Didn't it feel good to know that the wine you were pouring was not going to be fertootst because of the cork?

Oh, and P.S. It costs more to bottle a wine under screwcap than to stick a cork in it.
Jeffrey Ghi
New York —  November 26, 2006 10:59am ET
Ah, was just implying to stick anything under the screw cap that I can pop, it's nice to hear the "ploop" noise in front of the family as everyone waits in anticipation to drink, it could be plastic for all I care =) Hope the thanksgivings were well, time to work off the food and queue up for some gifts!
Christopher Hills
Seattle, WA —  November 27, 2006 1:50pm ET
Harvey, been reading your comments about screwtops a lot and agree it's the right way to go. While we started the afternoon with Boillot Cremant d'Bourgogne ros¿for the meal, we went to '05 Schloss Saarstein reisling (good acid combined with the fruit) and the '05 Argyle Willamette Valley Pinot Noir which got raves from the red fans.First meal I've had where both the red and the white were screwtop. My wife noticed, but none of the other 13 commented. For me, it's reassuring to know the wine won't be corked and also, when I need another bottle, I can just turn the cap and get back to my meal while it's still warm...
Jim Mason
St. John's —  November 27, 2006 4:25pm ET
We missed out on American Thanksgiving but here in Canader we have it in mid-October. I'll also do the big turkey dinner at Christmas (savory stuffing, garlic mashed, cranberry sauce etc. and this year will be serving: Wente Chardonnay 2004, Bouchard Aine & Fils CdeP 1998 followed by a Carpineto Vin Santo del Chianti with dessert. I also believe in matching the wines with the meal because I think my turkey dinner is perfect, after 14 years of practice. Wines with good balance, good acidity, softer tannins and some fruitiness are important, really looking forward to the Wente Chardonnay this year. It's a nice butter, caramel Chard with good acidity and a bit of fruit.

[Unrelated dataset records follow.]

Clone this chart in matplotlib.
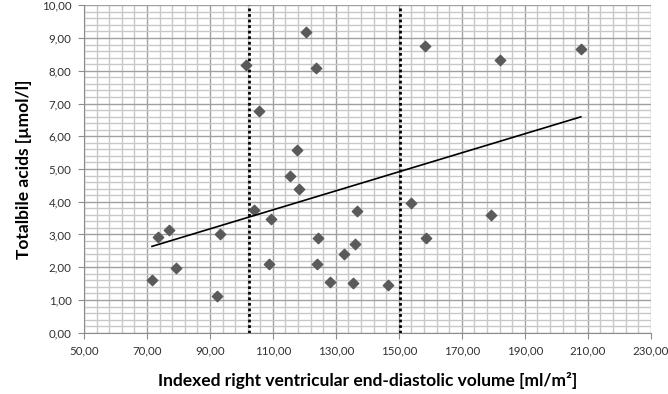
import numpy as np
import matplotlib
matplotlib.use("Agg")
import matplotlib.pyplot as plt
from matplotlib.ticker import FuncFormatter

# indexed RVEDV [ml/m2] vs total bile acids [umol/l]
rvedv = [71.6, 73.4, 76.9, 79.2, 92.4, 93.2, 101.4, 105.6, 120.5, 123.6,
         158.2, 117.7, 115.4, 118.2, 104.1, 109.5, 108.8, 124.2, 124.0, 128.3,
         132.5, 135.3, 136.1, 136.7, 146.6, 153.9, 158.7, 182.0, 207.8, 179.3]
bile_acids = [1.61, 2.92, 3.15, 1.99, 1.12, 3.00, 8.17, 6.78, 9.17, 8.08,
              8.77, 5.58, 4.80, 4.38, 3.75, 3.48, 2.11, 2.88, 2.11, 1.55,
              2.39, 1.51, 2.70, 3.71, 1.46, 3.97, 2.88, 8.32, 8.66, 3.60]

# cut-off lines
cutoffs = [102.4, 150.4]

plt.rcParams['font.family'] = ['Lato', 'DejaVu Sans']

fig = plt.figure(figsize=(6.68, 3.94), dpi=100)
ax = fig.add_axes([0.1257, 0.1556, 0.8484, 0.831])

ax.set_xlim(50, 230)
ax.set_ylim(0, 10)
ax.set_xticks(np.arange(50, 231, 20))
ax.set_xticks(np.arange(50, 231, 4), minor=True)
ax.set_yticks(np.arange(0, 10.01, 1))
ax.set_yticks(np.arange(0, 10.01, 0.2), minor=True)
comma = FuncFormatter(lambda v, p: f"{v:.2f}".replace(".", ","))
ax.xaxis.set_major_formatter(comma)
ax.yaxis.set_major_formatter(comma)

ax.grid(which='minor', color='#c8c8c8', linewidth=1.0)
ax.grid(which='major', color='#a0a0a0', linewidth=1.0)
ax.set_axisbelow(True)

for s in ['top', 'right']:
    ax.spines[s].set_visible(False)
for s in ['left', 'bottom']:
    ax.spines[s].set_color('#8c8c8c')
ax.tick_params(which='major', direction='out', length=4, color='#8c8c8c',
               labelsize=8.3, labelcolor='#303030', pad=5)
ax.tick_params(which='minor', length=0)

for c in cutoffs:
    ax.axvline(c, color='black', linestyle=(0, (1, 1)), linewidth=2)

ax.scatter(rvedv, bile_acids, marker='D', s=28, color='#5a5a5a', zorder=3)

# linear trend line
k, b = np.polyfit(rvedv, bile_acids, 1)
xs = np.array([min(rvedv), max(rvedv)])
ax.plot(xs, k * xs + b, color='black', linewidth=1.2, zorder=4)

ax.set_xlabel("Indexed right ventricular end-diastolic volume [ml/m²]",
              fontsize=12.5, fontweight='bold')
ax.set_ylabel("Totalbile acids [µmol/l]", fontsize=12.5, fontweight='bold')
ax.xaxis.set_label_coords(0.5, -0.147)
ax.yaxis.set_label_coords(-0.106, 0.5)
ax.xaxis.label.set_verticalalignment('center')
ax.yaxis.label.set_verticalalignment('center')

fig.savefig("out.png", dpi=100)
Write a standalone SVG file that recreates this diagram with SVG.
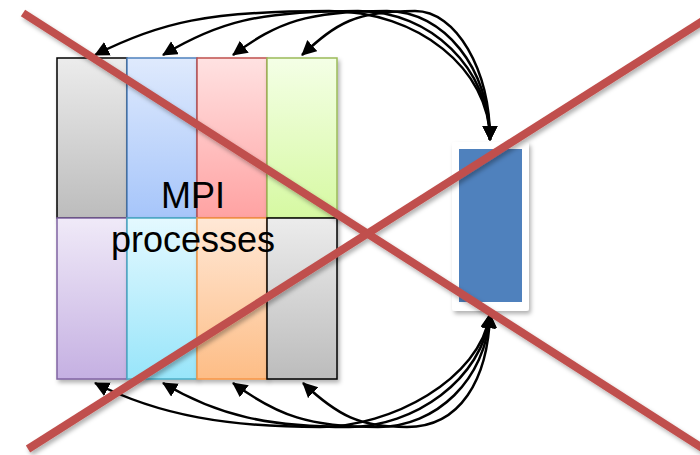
<svg xmlns="http://www.w3.org/2000/svg" width="700" height="455" viewBox="0 0 700 455">
<style>
.box{stroke-width:1.5}
.lbl{font-family:"Liberation Sans",Arial,sans-serif;font-size:36px;fill:#000;text-anchor:middle}
.conn path{fill:none;stroke:#000;stroke-width:2.5;marker-start:url(#ah);marker-end:url(#ah)}
.cross{stroke:#c0504d;stroke-width:8;fill:none}
</style>
<defs>
<filter id="sh" x="-20%" y="-20%" width="140%" height="140%">
<feDropShadow dx="2" dy="3" stdDeviation="2" flood-color="#000" flood-opacity="0.3"/>
</filter>
<filter id="shl" x="-5%" y="-5%" width="110%" height="110%">
<feDropShadow dx="2" dy="3" stdDeviation="2" flood-color="#000" flood-opacity="0.3"/>
</filter>
<marker id="ah" markerUnits="userSpaceOnUse" markerWidth="18" markerHeight="16" refX="14" refY="7.5" orient="auto-start-reverse">
<path d="M0,0 L15,7.5 L0,15 z" fill="#000"/>
</marker>
<linearGradient id="gGray" x1="0" y1="0" x2="0" y2="1"><stop offset="0" stop-color="#ececec"/><stop offset="1" stop-color="#bcbcbc"/></linearGradient>
<linearGradient id="gBlue" x1="0" y1="0" x2="0" y2="1"><stop offset="0" stop-color="#dfeafd"/><stop offset="1" stop-color="#a6c5fa"/></linearGradient>
<linearGradient id="gRed" x1="0" y1="0" x2="0" y2="1"><stop offset="0" stop-color="#ffe2e2"/><stop offset="1" stop-color="#ffa2a2"/></linearGradient>
<linearGradient id="gGreen" x1="0" y1="0" x2="0" y2="1"><stop offset="0" stop-color="#f4ffe6"/><stop offset="1" stop-color="#d6f9a2"/></linearGradient>
<linearGradient id="gPurple" x1="0" y1="0" x2="0" y2="1"><stop offset="0" stop-color="#f0eaf8"/><stop offset="1" stop-color="#c5b0e2"/></linearGradient>
<linearGradient id="gCyan" x1="0" y1="0" x2="0" y2="1"><stop offset="0" stop-color="#e4f9ff"/><stop offset="1" stop-color="#98e5fa"/></linearGradient>
<linearGradient id="gOrange" x1="0" y1="0" x2="0" y2="1"><stop offset="0" stop-color="#ffe8d6"/><stop offset="1" stop-color="#fdbd86"/></linearGradient>
</defs>
<rect width="700" height="455" fill="#fff"/>

<g id="p1"><rect class="box" x="57" y="58" width="70" height="160" fill="url(#gGray)" stroke="#000" filter="url(#sh)"/></g>
<g id="p2"><rect class="box" x="127" y="58" width="70" height="160" fill="url(#gBlue)" stroke="#4f81bd" filter="url(#sh)"/></g>
<g id="p3"><rect class="box" x="197" y="58" width="70" height="160" fill="url(#gRed)" stroke="#c0504d" filter="url(#sh)"/></g>
<g id="p4"><rect class="box" x="267" y="58" width="70" height="160" fill="url(#gGreen)" stroke="#9bbb59" filter="url(#sh)"/></g>
<g id="p5"><rect class="box" x="57" y="218" width="70" height="161" fill="url(#gPurple)" stroke="#8064a2" filter="url(#sh)"/></g>
<g id="p6"><rect class="box" x="127" y="218" width="70" height="161" fill="url(#gCyan)" stroke="#4bacc6" filter="url(#sh)"/></g>
<g id="p7"><rect class="box" x="197" y="218" width="70" height="161" fill="url(#gOrange)" stroke="#f79646" filter="url(#sh)"/></g>
<g id="p8"><rect class="box" x="267" y="218" width="70" height="161" fill="url(#gGray)" stroke="#000" filter="url(#sh)"/></g>

<g id="label">
<text class="lbl" x="193" y="208">MPI</text>
<text class="lbl" x="193" y="252">processes</text>
</g>

<g id="target">
<rect x="452" y="142" width="77" height="169" rx="3" fill="#fff" filter="url(#sh)"/>
<rect x="459" y="149" width="63" height="153" fill="#4f81bd"/>
</g>

<g id="connectors" class="conn">
<path d="M95,55 C160,22 209,11 329,11 C418,11 490,69 490,140"/>
<path d="M163,55 C218,22 258,11 358,11 C431,11 490,69 490,140"/>
<path d="M233,55 C278,22 307,11 387,11 C444,11 490,69 490,140"/>
<path d="M302,55 C337,23 355,11 415,11 C456,11 490,69 490,140"/>
<path d="M95,383 C160,416 230,427 320,427 C390,427 480,380 490,314"/>
<path d="M163,383 C218,416 270,427 349,427 C413,427 483,380 490,314"/>
<path d="M233,383 C278,416 310,427 378,427 C436,427 486,380 490,314"/>
<path d="M303,383 C338,416 360,427 407,427 C460,427 488,380 490,314"/>
</g>

<g id="cross" filter="url(#shl)">
<line class="cross" x1="23" y1="13" x2="710" y2="453"/>
<line class="cross" x1="28" y1="449" x2="712" y2="15"/>
</g>
</svg>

Should match my turkey perfectly.
Mr & Mrs R M D Adamo
November 27, 2006 5:32pm ET
After much reading about wine/food pairing for Thanksgiving, I decided, for patriotic reasons and because many Thanksgiving wine suggestions included Red Zin, on a Rancho Zabaco Dancing Bull Red Zinfandel from California. I first sipped some of the wine before eating any food and enjoyed it. Then I drank some just with the Turkey (without the stuffing) and I must say that it was one of the worst food/wine matches I've ever encountered. I've been a wine drinker for a long time but simply cannot master food/wine pairing; it is truly my biggest frustration with wine. For me, it's very confusing and difficult to match one wine with all of the foods in a full dinner.
Robert Renner
Silver Spring, MD —  November 29, 2006 1:15pm ET
This Thanksgiving dinner began with some prosecco as an apertif. With dinner we had 2002 Domaine Serene Evanstead Reserve and I am happy to say that it was a hit, and moreover, it had no trouble standing up to the perennial cranberry side. Great dinner made better by a beautiful wine.
Greg Short
San —  January 17, 2007 12:40am ET
The last couple of years I have been serving up some of the 100% grenache from Australia. Clarendon Hills have a couple of great ones, Kalleske, Greenock, De Lisio...and most are under $50 a bottle.